My name is Annie Desilets. I’m a project coordinator in Kitchanga, in the Democratic Republic of Congo.
It's funny because you think of Africa and you think it’s warm and sunny every day. And in Kitchanga we’re at quite a high altitude and it’s the rainforest, so it rains, and it’s cold. It comes down to about 15 degrees at night. And these small huts are certainly no protection for either the rain or the cold. They don’t have blankets; they don’t have plastic sheeting to protect themselves from the elements. They get food where they can, when they can. They sometimes work for the local population in their fields for a little bit of money or a little bit of food. But it’s certainly nothing to sustain a family of seven or eight people.
I met a man about 50-years-old (and looks about 75). He had been displaced in the last two months – five times. There’s been fighting in his home village and he’s moved. It calmed down for a little bit, so he decided to go back home because that’s where his field is, and that’s where he’s able to feed his family. And then the fighting broke out again. And so he’s just, you know, in the last two months, been on the move. And such trauma to think of not knowing, and being afraid, afraid for yourself, afraid for your family. He was separated from his family. So now he’s sitting, waiting to see if at some point it’s going to calm down enough he’ll be to meet up with his family again.
A lot of families that are fleeing, are fleeing to the bush. They’re not coming to the health post; they’re not coming to the internal displacement camps. They are literally fleeing outdoors in the wild, no access for us to reach them. There are no roads, we don’t know where they are. To me this is a huge concern; these people are so vulnerable to the elements, to the fighting. I mean, we see people arriving here. We’ve had about 6,000 people in the last two months, but it’s certainly by no means the amount of people that have left from the villages that we go to.

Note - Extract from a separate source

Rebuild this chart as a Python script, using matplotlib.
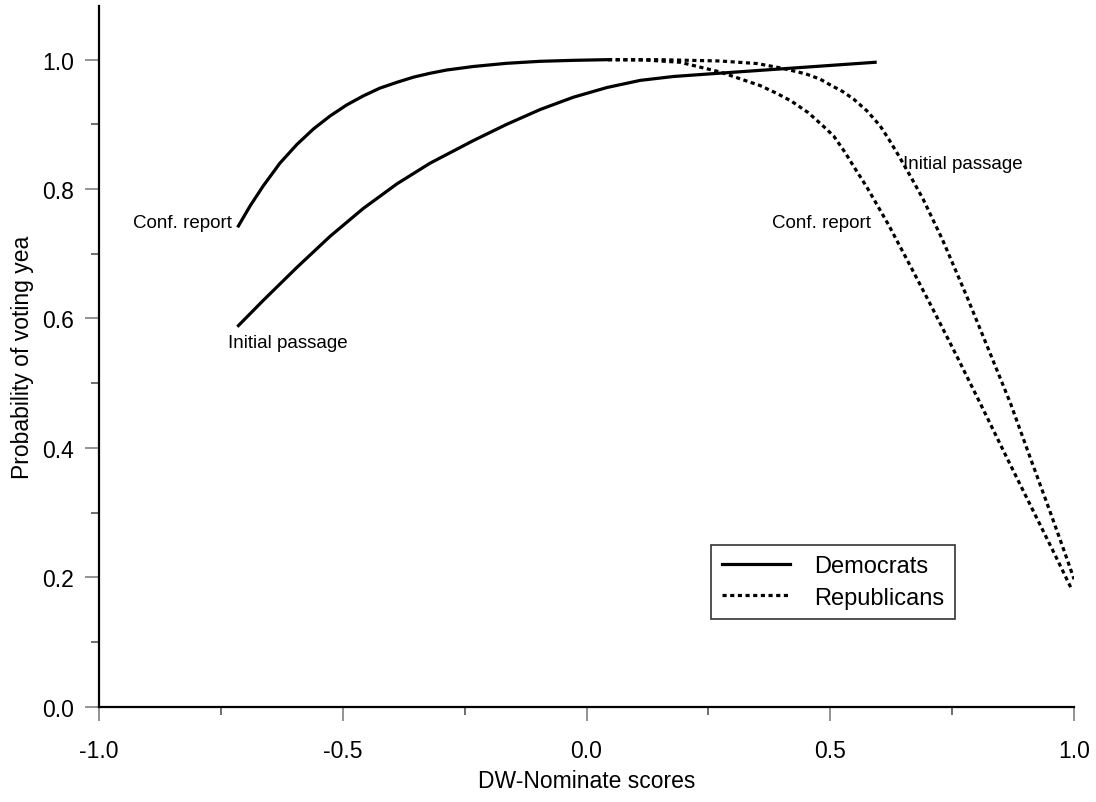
import matplotlib.pyplot as plt
from matplotlib.ticker import MultipleLocator

# Democrats, conference report
dem_conf_x = [-0.714, -0.690, -0.663, -0.629, -0.594, -0.560, -0.526, -0.492, -0.458, -0.424,
              -0.389, -0.355, -0.321, -0.287, -0.232, -0.164, -0.095, -0.027, 0.042]
dem_conf_y = [0.743, 0.774, 0.805, 0.840, 0.869, 0.893, 0.913, 0.930, 0.944, 0.956,
              0.965, 0.973, 0.979, 0.984, 0.9895, 0.9944, 0.9975, 0.999, 1.0]

# Democrats, initial passage
dem_init_x = [-0.714, -0.663, -0.594, -0.526, -0.458, -0.389, -0.321, -0.232, -0.164, -0.095,
              -0.027, 0.042, 0.110, 0.178, 0.233, 0.592]
dem_init_y = [0.589, 0.628, 0.679, 0.727, 0.770, 0.808, 0.840, 0.875, 0.900, 0.923,
              0.942, 0.957, 0.968, 0.974, 0.977, 0.996]

# Republicans, conference report
rep_conf_x = [0.044, 0.12, 0.192, 0.274, 0.356, 0.39, 0.42, 0.455, 0.486, 0.507, 0.53, 0.548,
              0.575, 0.62, 0.665, 0.71, 0.76, 0.81, 0.86, 0.91, 0.96, 0.996]
rep_conf_y = [1.0, 0.9995, 0.996, 0.981, 0.960, 0.948, 0.936, 0.918, 0.897, 0.882, 0.857, 0.835,
              0.803, 0.744, 0.680, 0.615, 0.541, 0.465, 0.388, 0.312, 0.236, 0.180]

# Republicans, initial passage
rep_init_x = [0.044, 0.15, 0.274, 0.35, 0.40, 0.45, 0.479, 0.50, 0.525, 0.548, 0.575, 0.602,
              0.62, 0.64, 0.665, 0.69, 0.73, 0.78, 0.83, 0.87, 0.91, 0.95, 0.98, 1.0]
rep_init_y = [1.0, 1.0, 0.998, 0.994, 0.987, 0.978, 0.970, 0.961, 0.951, 0.939, 0.921, 0.898,
              0.877, 0.852, 0.819, 0.785, 0.722, 0.634, 0.542, 0.468, 0.385, 0.303, 0.240, 0.197]

plt.rcParams['font.family'] = ['Liberation Sans', 'DejaVu Sans']

fig = plt.figure(figsize=(10.96, 8.03), dpi=100)
ax = fig.add_axes([0.0903, 0.1187, 0.8897, 0.873])

dots = (0, (1.3, 1.1))
ax.plot(dem_conf_x, dem_conf_y, color='black', lw=2.3, label='Democrats')
ax.plot(dem_init_x, dem_init_y, color='black', lw=2.3)
ax.plot(rep_conf_x, rep_conf_y, color='black', lw=2.3, ls=dots, label='Republicans')
ax.plot(rep_init_x, rep_init_y, color='black', lw=2.3, ls=dots)

ax.text(-0.727, 0.749, 'Conf. report', fontsize=13.5, ha='right', va='center')
ax.text(-0.735, 0.563, 'Initial passage', fontsize=13.5, ha='left', va='center')
ax.text(0.650, 0.839, 'Initial passage', fontsize=13.5, ha='left', va='center')
ax.text(0.380, 0.749, 'Conf. report', fontsize=13.5, ha='left', va='center')

ax.set_xlim(-1, 1)
ax.set_ylim(0, 1.0835)
ax.xaxis.set_minor_locator(MultipleLocator(0.25))
ax.yaxis.set_minor_locator(MultipleLocator(0.1))
ax.set_xticks([-1.0, -0.5, 0.0, 0.5, 1.0])
ax.set_yticks([0.0, 0.2, 0.4, 0.6, 0.8, 1.0])
ax.xaxis.set_major_formatter(plt.FormatStrFormatter('%.1f'))
ax.yaxis.set_major_formatter(plt.FormatStrFormatter('%.1f'))

for s in ['top', 'right']:
    ax.spines[s].set_visible(False)
for s in ['left', 'bottom']:
    ax.spines[s].set_linewidth(1.6)
    ax.spines[s].set_color('black')

ax.tick_params(which='major', direction='out', length=10, width=1.2, color='#808080',
               labelsize=16.5, pad=8)
ax.tick_params(axis='x', which='major', pad=13)
ax.tick_params(which='minor', direction='out', length=6, width=1.2, color='#555555')

ax.set_xlabel('DW-Nominate scores', fontsize=16.5, labelpad=5)
ax.set_ylabel('Probability of voting yea', fontsize=16.5, labelpad=5.5)

leg = ax.legend(loc='upper left', bbox_to_anchor=(0.6277, 0.2311), borderaxespad=0,
                fontsize=17, frameon=True, fancybox=False, edgecolor='black',
                handlelength=2.9, handletextpad=1.0, borderpad=0.45, labelspacing=0.4)
leg.get_frame().set_linewidth(1.2)

fig.savefig('out.png', dpi=100)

Just the utter, basic, basic, basic survival of these people is so difficult. It’s really quite heartbreaking. But it’s incredible that the strength that these people have is helping me to carry on and work really hard to provide the stuff that they need for them.
The condition in both camps is quite desperate. And although we’re here and we’re really trying to provide…providing water, providing healthcare. It’s becoming a bit of a stretch for us to be able provide everything that the people need. Like building new latrines, and building more latrines because there really aren’t enough right now. Providing non-food items, providing food distribution: these are things that we’re not able, right now. We just don’t have the capacity to be able to provide this to these people. So we need some partners, we need people that are here, that are willing to stay, that are willing to provide the assistance that’s needed for displaced people.